February 17 @ 9:00 am – February 19 @ 5:00 pm
Homecoming or displacement: Reflecting on return in African communities
Return is central to the understanding of migration policies and the politics of belonging on which they are based on. However, despite its relevance there is surprisingly relatively little discussion about the category return and how it is integrated in the categorical scheme of the migration/refugee complex. The label returnee is not a legal category as for instance the category refugee and not a prominent humanitarian label as IDP (Internal Displaced Person). However, like in programs addressing IDPs refugee return program are usually exercise in technocratic ways, thereby ignoring and reducing the complexity of) of peoples’ lives.
Within this setting, the objective of the workshop is twofold.
1. By bringing together scholars from different fields within migration studies (i.e. migration governance, refugee studies, anthropology of migration, sociology of migration), we aim to get a deeper insight in the way the category is used by different stakeholders and how it creates its own reality. We will look at the career of the category and reflect on how it is performed in every day interactions.

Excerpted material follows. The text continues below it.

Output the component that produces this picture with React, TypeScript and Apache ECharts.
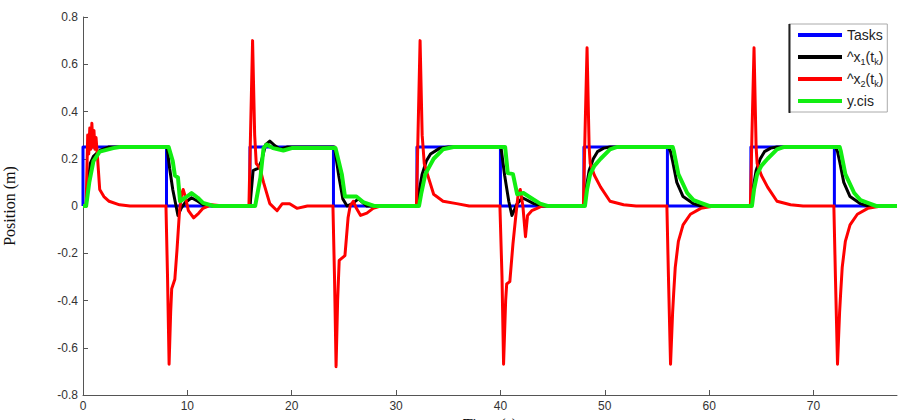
import React, { useEffect, useRef } from "react";
import * as echarts from "echarts";

// ---- data (time in s, position in m) ----
const tasks: number[][] = [
  [0, 0], [0, 0.25], [8, 0.25], [8, 0], [16, 0], [16, 0.25], [24, 0.25], [24, 0],
  [32, 0], [32, 0.25], [40, 0.25], [40, 0], [48, 0], [48, 0.25], [56, 0.25], [56, 0],
  [64, 0], [64, 0.25], [72, 0.25], [72, 0], [78, 0],
];

const x1Hat: number[][] = [
  [0, 0], [0.3, 0], [0.5, 0.1], [0.7, 0.18], [1.0, 0.21], [1.6, 0.235], [2.5, 0.25], [8.05, 0.25],
  [8.3, 0.16], [8.6, 0.07], [9.1, -0.04], [9.4, -0.01], [9.8, 0.015], [10.4, 0.035], [11, 0.02], [11.5, 0.005], [12.5, 0],
  [16.0, 0], [16.3, 0.15], [16.8, 0.16], [17.1, 0.19], [17.5, 0.26], [17.9, 0.275], [18.4, 0.255], [18.9, 0.24], [19.6, 0.25], [24.1, 0.25],
  [24.5, 0.13], [24.9, 0.03], [25.3, 0], [25.8, 0.01], [26.4, 0.03], [27.2, 0], [32.0, 0],
  [32.2, 0.06], [32.5, 0.135], [32.9, 0.19], [33.3, 0.22], [34.2, 0.245], [35, 0.25], [40.05, 0.25],
  [40.4, 0.13], [40.8, 0.02], [41.1, -0.04], [41.4, -0.01], [41.6, 0.01], [42.1, 0.035], [43.2, 0.01], [44, 0], [48, 0],
  [48.2, 0.07], [48.5, 0.15], [48.9, 0.2], [49.3, 0.23], [49.9, 0.245], [50.5, 0.25], [56.1, 0.25],
  [56.3, 0.23], [56.5, 0.19], [56.9, 0.1], [57.5, 0.04], [58.5, 0.01], [59.2, 0], [64, 0],
  [64.2, 0.07], [64.5, 0.15], [64.9, 0.2], [65.3, 0.23], [65.9, 0.245], [66.5, 0.25], [72.1, 0.25],
  [72.3, 0.23], [72.5, 0.19], [72.9, 0.1], [73.5, 0.04], [74.5, 0.01], [75.2, 0], [78, 0],
];

const x2Hat: number[][] = [
  [0, 0], [0.3, 0], [0.45, 0.3], [0.55, 0.22], [0.65, 0.33], [0.75, 0.24], [0.85, 0.35], [0.95, 0.25],
  [1.05, 0.32], [1.15, 0.24], [1.25, 0.29], [1.4, 0.2], [1.6, 0.07], [2.0, 0.04], [2.5, 0.02], [3.5, 0.005], [4.5, 0], [7.95, 0],
  [8.1, -0.3], [8.25, -0.67], [8.4, -0.45], [8.5, -0.35], [8.8, -0.31], [9.0, -0.19], [9.25, -0.02], [9.45, 0.05],
  [9.6, 0.07], [9.8, 0.04], [10.1, -0.02], [10.6, -0.05], [11.1, -0.03], [11.5, -0.01], [12.3, 0.005], [13.5, 0], [15.9, 0],
  [16.05, 0.3], [16.25, 0.7], [16.45, 0.3], [16.6, 0.18], [16.95, 0.16], [17.3, 0.1], [17.9, 0.01], [18.6, -0.02],
  [19.1, 0.01], [19.8, 0.01], [20.5, -0.01], [21.5, 0], [23.95, 0],
  [24.1, -0.3], [24.25, -0.68], [24.4, -0.4], [24.55, -0.23], [25.1, -0.21], [25.4, -0.05], [25.6, 0], [25.9, 0.02],
  [26.2, -0.01], [26.6, -0.04], [27.2, -0.03], [27.8, -0.01], [28.5, 0], [31.95, 0],
  [32.1, 0.3], [32.3, 0.7], [32.5, 0.3], [32.7, 0.18], [33.0, 0.135], [33.6, 0.05], [34.5, 0.02], [35.8, 0.01], [37, 0], [39.95, 0],
  [40.15, -0.3], [40.3, -0.67], [40.5, -0.4], [40.6, -0.33], [40.9, -0.32], [41.2, -0.16], [41.5, -0.03], [41.7, 0.05],
  [41.9, 0.07], [42.15, 0], [42.4, -0.13], [42.6, -0.04], [43, -0.02], [43.5, -0.01], [44, 0], [47.95, 0],
  [48.1, 0.3], [48.3, 0.67], [48.5, 0.25], [48.6, 0.18], [49.0, 0.13], [49.6, 0.08], [50.5, 0.02], [51.8, 0.005], [53, 0], [55.95, 0],
  [56.1, -0.3], [56.3, -0.67], [56.5, -0.45], [56.6, -0.37], [56.75, -0.26], [57.05, -0.15], [57.5, -0.08], [58.2, -0.035],
  [59.2, -0.01], [60.5, 0], [63.95, 0],
  [64.1, 0.3], [64.3, 0.67], [64.5, 0.25], [64.6, 0.18], [65.0, 0.13], [65.6, 0.08], [66.5, 0.02], [67.8, 0.005], [69, 0], [71.95, 0],
  [72.1, -0.3], [72.3, -0.67], [72.5, -0.45], [72.6, -0.37], [72.75, -0.26], [73.05, -0.15], [73.5, -0.08], [74.2, -0.035],
  [75.2, -0.01], [76.5, 0], [78, 0],
];

const yCis: number[][] = [
  [0, 0], [0.3, 0], [0.6, 0.1], [1.0, 0.19], [1.6, 0.23], [2.9, 0.245], [3.5, 0.25], [8.2, 0.25],
  [8.6, 0.19], [8.8, 0.13], [9.1, 0.12], [9.3, 0.02], [9.8, 0.035], [10.4, 0.055], [11.0, 0.035], [11.5, 0.013], [12.5, 0],
  [16.5, 0], [17.0, 0.12], [17.3, 0.245], [17.6, 0.26], [18.2, 0.245], [19.2, 0.235], [20, 0.245], [24.2, 0.245],
  [24.5, 0.19], [24.8, 0.135], [25.1, 0.04], [26.2, 0.04], [26.9, 0.015], [27.9, 0],
  [32.2, 0], [32.4, 0.05], [32.8, 0.135], [33.6, 0.2], [34.5, 0.24], [35.5, 0.25], [40.45, 0.25],
  [40.7, 0.14], [41.2, 0.135], [41.6, 0.05], [42.2, 0.055], [42.9, 0.035], [43.8, 0.01], [44.5, 0],
  [48.1, 0], [48.3, 0.07], [48.6, 0.135], [49, 0.17], [49.6, 0.2], [50.5, 0.24], [51.2, 0.25], [56.5, 0.25],
  [56.6, 0.235], [57.05, 0.135], [57.9, 0.055], [58.5, 0.025], [59.2, 0.013], [60, 0],
  [64.1, 0], [64.3, 0.07], [64.6, 0.135], [65, 0.17], [65.6, 0.2], [66.5, 0.24], [67.2, 0.25], [72.5, 0.25],
  [72.6, 0.235], [73.05, 0.135], [73.9, 0.055], [74.5, 0.025], [75.2, 0.013], [76, 0], [78, 0],
];

const xTicks = [0, 10, 20, 30, 40, 50, 60, 70];
const yTicks = [-0.8, -0.6, -0.4, -0.2, 0, 0.2, 0.4, 0.6, 0.8];
const seriesNames = ["Tasks", "^x1(tk)", "^x2(tk)", "y.cis"];
const legendLabels: Record<string, string> = {
  "Tasks": "{a|Tasks}",
  "^x1(tk)": "{a|^x}{s|1}{a|(t}{s|k}{a|)}",
  "^x2(tk)": "{a|^x}{s|2}{a|(t}{s|k}{a|)}",
  "y.cis": "{a|y.cis}",
};

export default function App() {
  const ref = useRef<HTMLDivElement>(null);
  useEffect(() => {
    if (!ref.current) return;
    const chart = echarts.init(ref.current, null, { renderer: "svg" });
    const axisColor = "#555";
    const labelStyle = { color: "#333", fontSize: 12, fontFamily: "Liberation Sans" };
    const mk = (name: string, data: number[][], color: string, width: number) => ({
      name,
      type: "line",
      data,
      color,
      showSymbol: false,
      symbol: "none",
      lineStyle: { color, width, join: "round" },
      silent: true,
    });
    chart.setOption({
      animation: false,
      backgroundColor: "#fff",
      grid: { left: 83, right: 9, top: 17, bottom: 25, containLabel: false, outerBoundsMode: "none" },
      xAxis: {
        type: "value",
        min: 0,
        max: 78,
        interval: 10,
        name: "Time (s)",
        nameLocation: "middle",
        nameGap: 11,
        nameTextStyle: { fontFamily: "Liberation Serif", fontSize: 16, color: "#111", verticalAlign: "top" },
        axisLine: { show: true, onZero: false, lineStyle: { color: axisColor, width: 1 } },
        axisTick: { show: true, inside: true, length: 5, lineStyle: { color: axisColor }, customValues: xTicks },
        axisLabel: { ...labelStyle, margin: 5, customValues: xTicks },
        splitLine: { show: false },
      },
      yAxis: {
        type: "value",
        min: -0.8,
        max: 0.8,
        interval: 0.2,
        name: "Position (m)",
        nameLocation: "middle",
        nameGap: 66,
        nameTextStyle: { fontFamily: "Liberation Serif", fontSize: 16, color: "#111" },
        axisLine: { show: true, onZero: false, lineStyle: { color: axisColor, width: 1 } },
        axisTick: { show: true, inside: true, length: 5, lineStyle: { color: axisColor }, customValues: yTicks },
        axisLabel: {
          ...labelStyle,
          margin: 5,
          customValues: yTicks,
          formatter: (v: number) => (Math.abs(v) < 1e-9 ? "0" : String(Math.round(v * 10) / 10)),
        },
        splitLine: { show: false },
      },
      legend: {
        data: seriesNames,
        orient: "vertical",
        left: 789,
        top: 24,
        padding: [2, 4, 2, 9],
        itemGap: 4,
        itemWidth: 44,
        itemHeight: 4,
        icon: "rect",
        backgroundColor: "#fff",
        borderColor: "#aaa",
        borderWidth: 1,
        selectedMode: false,
        formatter: (name: string) => legendLabels[name] || name,
        textStyle: {
          color: "#222",
          fontFamily: "Liberation Sans",
          fontSize: 14,
          lineHeight: 18,
          rich: {
            a: { fontSize: 14, lineHeight: 18, verticalAlign: "middle", color: "#222", fontFamily: "Liberation Sans" },
            s: { fontSize: 9, lineHeight: 10, verticalAlign: "bottom", color: "#222", fontFamily: "Liberation Sans" },
          },
        },
      },
      graphic: [
        { type: "line", z: 100, shape: { x1: 789.5, y1: 24, x2: 789.5, y2: 113 }, style: { stroke: "#222", lineWidth: 2 } },
      ],
      series: [
        mk("Tasks", tasks, "#0000ff", 3),
        mk("^x1(tk)", x1Hat, "#000000", 3),
        mk("^x2(tk)", x2Hat, "#ff0000", 3),
        mk("y.cis", yCis, "#11ee11", 4),
      ],
    });
    return () => chart.dispose();
  }, []);
  return <div ref={ref} style={{ width: 906, height: 420, position: "absolute", left: 0, top: 0 }} />;
}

2. We will reflect on relevant cases within the African continent that show the interplay between the labeling by the migration regime, the self-categorization of people on the move, and the way they are categorized by others. We argue that self-categorization is situational and is negotiated in a constant interplay between the experiences and the opportunities of the migrants on the one hand and the categorization of the migration regime on the other. Moreover, we aim to foster a critical reflection on migration categories that goes beyond the discussion on the mismatch between the way people on the move categorize themselves and the way they are categorized by others. By exploring how labeling people creates its own reality and affects the belongingness of people, their self-categorization and the way they are categorized by others, we attempt to look beyond the binaries of voluntary and forced migration, home and exile, displacement and return and internal and international migration.